There is no pretense in Sandrelli’s performance. The actress, who can also be seen in the Pietro Germi films in the Criterion Collection, is a natural presence on screen. She is effortlessly alluring, inviting the audience to watch, revealing her inner character through glances and gestures, particularly the ones that play against what she may be saying or doing. She was born to be a star.

Though narratively I Knew Her Well brings to mind the aforementioned Godard and Varda efforts, in terms of setting, the Italian film draws earned comparisons to its country-fellow, Fellini’s La dolce vita [review], particularly for its depiction of life in Rome at the time.
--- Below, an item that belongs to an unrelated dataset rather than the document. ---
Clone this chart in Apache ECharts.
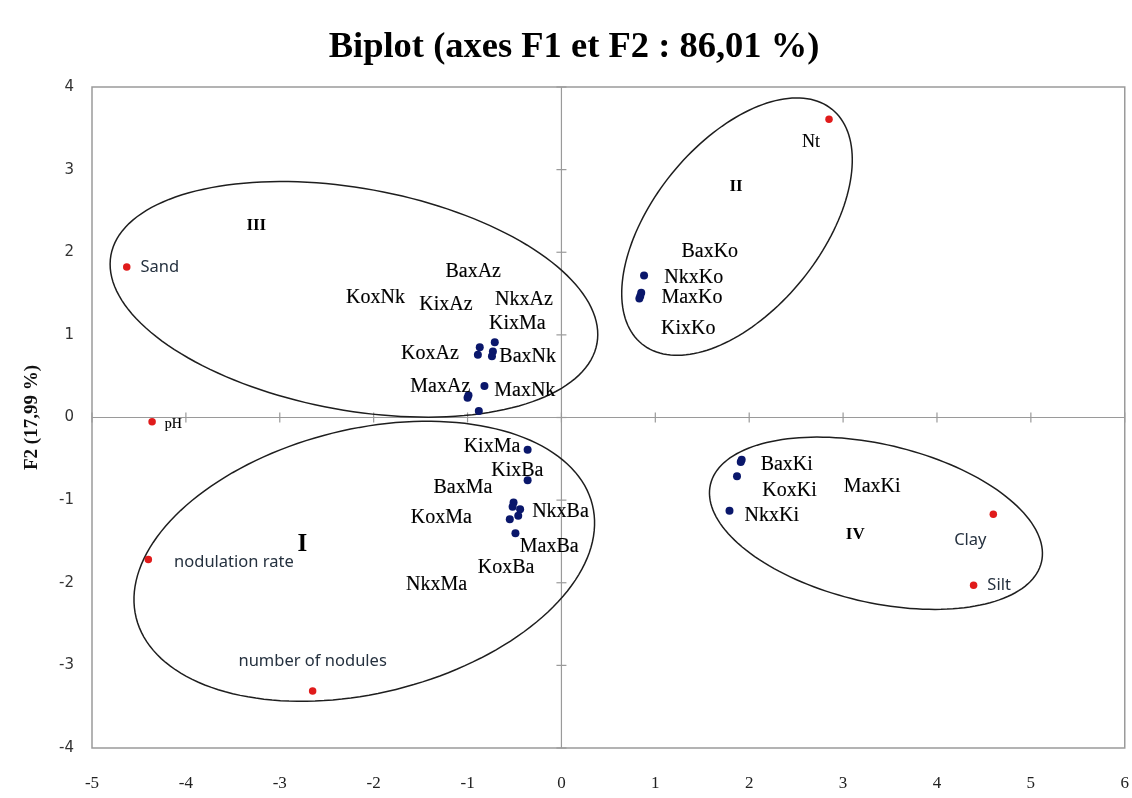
<!DOCTYPE html>
<html>
<head>
<meta charset="utf-8">
<script src="https://cdn.jsdelivr.net/npm/echarts@6/dist/echarts.min.js"></script>
<style>
  html, body { margin: 0; padding: 0; background: #fff; }
  #chart { width: 1132px; height: 798px; }
</style>
</head>
<body>
<div id="chart"></div>
<script>
// Axis ticks
const xTicks = [-5, -4, -3, -2, -1, 0, 1, 2, 3, 4, 5, 6];
const yTicks = [-4, -3, -2, -1, 0, 1, 2, 3, 4];

// Observations (crosses) : scores on F1 / F2
const obsF1 = [
  -0.71, -0.87, -0.89, -0.73, -0.74, -0.82, -0.99, -1.00, -0.88,
  -0.36, -0.36, -0.51, -0.52, -0.44, -0.46, -0.55, -0.49,
   0.88,  0.85,  0.84,  0.83,
   1.92,  1.91,  1.87,  1.79
];
const obsF2 = [
   0.91,  0.85,  0.76,  0.80,  0.74,  0.38,  0.27,  0.24,  0.08,
  -0.39, -0.76, -1.03, -1.08, -1.11, -1.19, -1.23, -1.40,
   1.72,  1.51,  1.47,  1.44,
  -0.51, -0.54, -0.71, -1.13
];

// Observation labels and where they sit on the F1 / F2 plane
const obsLabels = [
  'KoxNk', 'BaxAz', 'KixAz', 'NkxAz', 'KixMa', 'KoxAz', 'BaxNk', 'MaxAz', 'MaxNk',
  'KixMa', 'KixBa', 'BaxMa', 'KoxMa', 'NkxBa', 'MaxBa', 'KoxBa', 'NkxMa',
  'BaxKo', 'NkxKo', 'MaxKo', 'KixKo',
  'BaxKi', 'KoxKi', 'MaxKi', 'NkxKi'
];
const obsLabelF1 = [
  -1.98, -0.94, -1.23, -0.40, -0.47, -1.40, -0.36, -1.29, -0.39,
  -0.74, -0.47, -1.05, -1.28, -0.01, -0.13, -0.59, -1.33,
   1.58,  1.41,  1.39,  1.35,
   2.40,  2.43,  3.31,  2.24
];
const obsLabelF2 = [
   1.45,  1.76,  1.37,  1.43,  1.14,  0.77,  0.73,  0.37,  0.32,
  -0.35, -0.64, -0.85, -1.21, -1.14, -1.57, -1.82, -2.03,
   2.01,  1.69,  1.45,  1.07,
  -0.57, -0.89, -0.84, -1.19
];

// Variables
const varNames = ['Nt', 'Sand', 'pH', 'nodulation rate', 'number of nodules', 'Clay', 'Silt'];
const varF1 = [2.85, -4.63, -4.36, -4.40, -2.65, 4.60, 4.39];
const varF2 = [3.61, 1.82, -0.05, -1.72, -3.31, -1.17, -2.03];

// Group names
const groupNames = ['I', 'II', 'III', 'IV'];
const groupF1 = [-2.76, 1.86, -3.25, 3.13];
const groupF2 = [-1.54, 2.80, 2.32, -1.42];

// Group outlines: centre on the plane, semi-axes (px) and tilt (deg, screen)
const groupShapes = [
  { f1: -2.10, f2: -1.74, a: 235, b: 132, rot: -13.9 },
  { f1:  1.87, f2:  2.31, a: 151, b: 84,  rot: -51.0 },
  { f1: -2.21, f2:  1.43, a: 247, b: 111, rot: 10.3 },
  { f1:  3.35, f2: -1.28, a: 170, b: 79,  rot: 13.2 }
];

// Label placement of the variable names
const sansVar = { fontFamily: 'Noto Sans', fontSize: 16.5, color: '#25313f' };
const serifVar = { fontFamily: 'Liberation Serif', color: '#000', textBorderColor: '#000', textBorderWidth: 0.15 };
const varLabelStyle = {
  'Nt':                { position: 'inside', offset: [-18, 23], ...serifVar, fontSize: 18 },
  'Sand':              { position: 'right', distance: 10, ...sansVar },
  'pH':                { position: 'right', distance: 9, offset: [0, 3], ...serifVar, fontSize: 14 },
  'nodulation rate':   { position: 'right', distance: 22, offset: [0, 3], ...sansVar },
  'number of nodules': { position: 'top', distance: 17, ...sansVar },
  'Clay':              { position: 'inside', offset: [-23, 26], ...sansVar },
  'Silt':              { position: 'right', distance: 10, ...sansVar }
};

const chart = echarts.init(document.getElementById('chart'));

const obsPoints = obsF1.map((x, i) => [x, obsF2[i]]);
const obsLabelData = obsLabels.map((t, i) => ({ name: t, value: [obsLabelF1[i], obsLabelF2[i]] }));
const varData = varNames.map((n, i) => ({
  name: n,
  value: [varF1[i], varF2[i]],
  label: Object.assign({ show: true, formatter: '{b}' }, varLabelStyle[n])
}));
const groupData = groupNames.map((n, i) => ({
  name: n,
  value: [groupF1[i], groupF2[i]],
  label: { fontSize: n === 'I' ? 25 : 17 }
}));

chart.setOption({
  animation: false,
  backgroundColor: '#fff',
  graphic: [
    {
      type: 'text',
      x: 574, y: 48,
      style: {
        text: 'Biplot (axes F1 et F2 : 86,01 %)',
        font: 'bold 36.5px "Liberation Serif"',
        fill: '#000',
        textAlign: 'center',
        textVerticalAlign: 'middle'
      }
    }
  ],
  grid: {
    left: 92, right: 5, top: 87, bottom: 50,
    show: true,
    borderColor: '#9a9a9a',
    borderWidth: 1.5
  },
  xAxis: {
    type: 'value',
    min: xTicks[0], max: xTicks[xTicks.length - 1], interval: 1,
    axisLine: { show: false },
    axisTick: { show: false },
    splitLine: { show: false },
    axisLabel: { fontFamily: 'Liberation Serif', fontSize: 17, color: '#222', margin: 27 }
  },
  yAxis: {
    type: 'value',
    min: yTicks[0], max: yTicks[yTicks.length - 1], interval: 1,
    name: 'F2 (17,99 %)',
    nameLocation: 'middle',
    nameGap: 50,
    nameTextStyle: { fontFamily: 'Liberation Serif', fontWeight: 'bold', fontSize: 19, color: '#111' },
    axisLine: { show: false },
    axisTick: { show: false },
    splitLine: { show: false },
    axisLabel: { fontFamily: 'DejaVu Sans', fontSize: 15, color: '#333', margin: 18 }
  },
  series: [
    {
      // zero lines with crossing tick marks
      type: 'custom',
      silent: true,
      z: 1,
      data: [[0, 0]],
      renderItem: function (params, api) {
        const children = [];
        const ln = { stroke: '#9a9a9a', lineWidth: 1.2 };
        const l = api.coord([xTicks[0], 0]), r = api.coord([xTicks[xTicks.length - 1], 0]);
        const t = api.coord([0, yTicks[yTicks.length - 1]]), b = api.coord([0, yTicks[0]]);
        children.push({ type: 'line', shape: { x1: l[0], y1: l[1], x2: r[0], y2: r[1] }, style: ln });
        children.push({ type: 'line', shape: { x1: t[0], y1: t[1], x2: b[0], y2: b[1] }, style: ln });
        xTicks.forEach(v => {
          const p = api.coord([v, 0]);
          children.push({ type: 'line', shape: { x1: p[0], y1: p[1] - 5, x2: p[0], y2: p[1] + 5 }, style: ln });
        });
        yTicks.forEach(v => {
          const p = api.coord([0, v]);
          children.push({ type: 'line', shape: { x1: p[0] - 5, y1: p[1], x2: p[0] + 5, y2: p[1] }, style: ln });
        });
        return { type: 'group', children: children };
      }
    },
    {
      // group outlines
      type: 'custom',
      silent: true,
      z: 2,
      data: groupShapes.map(g => [g.f1, g.f2]),
      renderItem: function (params, api) {
        const g = groupShapes[params.dataIndex];
        const c = api.coord([g.f1, g.f2]);
        const th = g.rot * Math.PI / 180;
        const pts = [];
        for (let i = 0; i < 160; i++) {
          const t = i / 160 * Math.PI * 2;
          const u = g.a * Math.cos(t), v = g.b * Math.sin(t);
          pts.push([c[0] + u * Math.cos(th) - v * Math.sin(th), c[1] + u * Math.sin(th) + v * Math.cos(th)]);
        }
        return { type: 'polygon', shape: { points: pts }, style: { fill: 'none', stroke: '#1e1e1e', lineWidth: 1.5 } };
      }
    },
    {
      name: 'Observations',
      type: 'scatter',
      z: 4,
      symbolSize: 8,
      itemStyle: { color: '#0a176b', opacity: 1 },
      data: obsPoints
    },
    {
      name: 'Observation labels',
      type: 'scatter',
      z: 5,
      symbolSize: 0,
      silent: true,
      itemStyle: { opacity: 1 },
      label: {
        show: true,
        position: 'inside',
        formatter: '{b}',
        fontFamily: 'Liberation Serif',
        fontSize: 20,
        color: '#000',
        textBorderColor: '#000',
        textBorderWidth: 0.15
      },
      data: obsLabelData
    },
    {
      name: 'Variables',
      type: 'scatter',
      z: 4,
      symbolSize: 7.5,
      itemStyle: { color: '#e01b1b', opacity: 1 },
      data: varData
    },
    {
      name: 'Groups',
      type: 'scatter',
      z: 5,
      symbolSize: 0,
      silent: true,
      itemStyle: { opacity: 1 },
      label: {
        show: true,
        position: 'inside',
        formatter: '{b}',
        fontFamily: 'Liberation Serif',
        fontWeight: 'bold',
        color: '#000'
      },
      data: groupData
    }
  ]
});
</script>
</body>
</html>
Though Adriana is several steps down in status from the movie stars and players of that earlier effort, we know that Marcello and Sylvia are out there somewhere on the periphery. Too bad they couldn’t take Adriana under their wings and teach her how to deal with the hangover of all this excess a little bit more; then maybe I Knew Her Well wouldn’t have such a shocking ending. Its tragic nature is strangely unsettling, and ends up being hard to shake, nearly blotting out the humor and the joy that marked so much more of the film.

I Knew Her Well is sumptuous and seductive. Though it seems long forgotten, this hidden gem of mid-60s cinema has been unearthed at last. It is as bright and dazzling a bauble as you’re likely to find, but also provocative and daunting. It twinkles with story. Don’t hesitate to seek it out.

The disc was provided by the Criterion Collection for purposes of review.